— В конце прошлого года вышел роман Шандора Мараи «Свечи сгорают дотла» — ваша последняя переводческая работа. Расскажите, пожалуйста, об этом авторе и его романе.
— Про Мараи можно долго говорить, но обязательно надо знать вот что: вероятно, это самый известный венгерский писатель XX столетия (я имею в виду известность за пределами Венгрии). Он вообще ровесник века: родился в 1900 году, а умер в 1989-м. У него судьба, характерная не только для венгерского человека, но и для венгерского автора. Первую половину своей жизни он прожил в Венгрии, был популярен как писатель и очень много писал: статьи, эссе, проза — много прозы, романы, рассказы. Всего из-под его пера вышло около сорока пяти книг. Мараи был настоящим литератором, очень много путешествовал, хорошо говорил на разных языках, даже думал как-то писать на немецком. Кстати, стоит отметить его антинацистские взгляды. После войны, когда изменилась карта Европы и Венгрия стала дрейфовать в сторону советского лагеря, он понял, что эмиграция неизбежна, это и случилось в 1948 году. В то время для Мараи были характерны уже антикоммунистические и антисоветские настроения. Поэтому сначала он уехал в Италию, потом в США, затем вернулся в Италию. С начала 1950-х и до конца 1960-х годов местом работы писателя было радио «Свободная Европа». В конце концов он оказался в США, в Сан-Диего, где покончил жизнь самоубийством, как это заведено у венгерских писателей.

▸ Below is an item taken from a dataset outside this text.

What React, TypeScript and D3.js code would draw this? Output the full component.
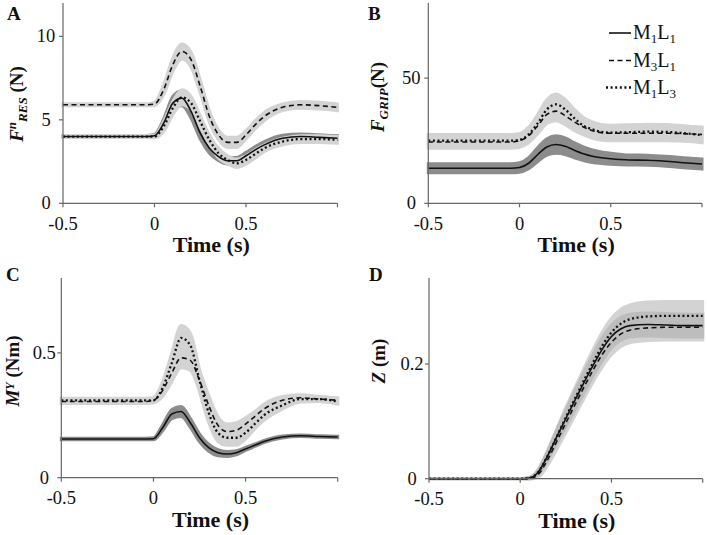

Что же касается романа, то «Свечи», наверное, самый известный текст Мараи. По сути, это разговор двух стариков, в прошлом близких друзей, которых за сорок один год до описанной в романе встречи разлучила романтическая история с элементами детектива или триллера. Если без сюжетных спойлеров, то можно сказать, что эта книга — о безвозвратном исчезновении «старой доброй Европы», воплощением которой здесь становится габсбургская Вена конца XIX века. Однако не стоит обольщаться насчет безмятежного прошлого: в нем корни тех ужасов, которые ждали героев уже в XX веке. То, что роман хорошенько «полежал» на полке, на мой взгляд, делает его даже более интересным: например, это чисто «мужская» история, где женщина (точнее, женщины) во многом определяют ход событий и судьбы героев, но при этом практически лишены субъектности. Также любопытен прослеживаемый в нем диалог двух империй — исчезнувшей к моменту написания текста империи Габсбургов и еще существующей, но уже теряющей свои колонии Британской империи (один из героев продолжает мыслить себя гражданином Австро-Венгрии, а второй становится гражданином Англии и полжизни проводит в ее колониях).
— Почему выбор пал на этот роман?
— Об этом, наверное, лучше спросить Екатерину Морозову, главреда «Носорога», которая инициировала перевод и издание книги. Насколько мне известно, Катя заинтересовалась венгерской литературой, прочитав «Книгу воспоминаний» Петера Надаша, начала изучать, что там еще есть, и обнаружила популярного в Европе, но не очень хорошо известного в России Мараи. Если посмотреть на судьбу этого романа, все вполне логично: в 1990-е годы, после смерти Мараи, этот текст вернул писателя в европейское пространство. Когда Мараи уехал из Венгрии, он был против публикации своих книг на родине, но после его смерти их начали издавать, и в итоге Мараи стал героем одной из франкфуртских ярмарок, где активно продавались права на роман «Свечи сгорают дотла», написанный, между прочим, в 1942 году. Текст относительно небольшой и, как мне кажется, привлекательный для разных аудиторий, поэтому выбор понятен.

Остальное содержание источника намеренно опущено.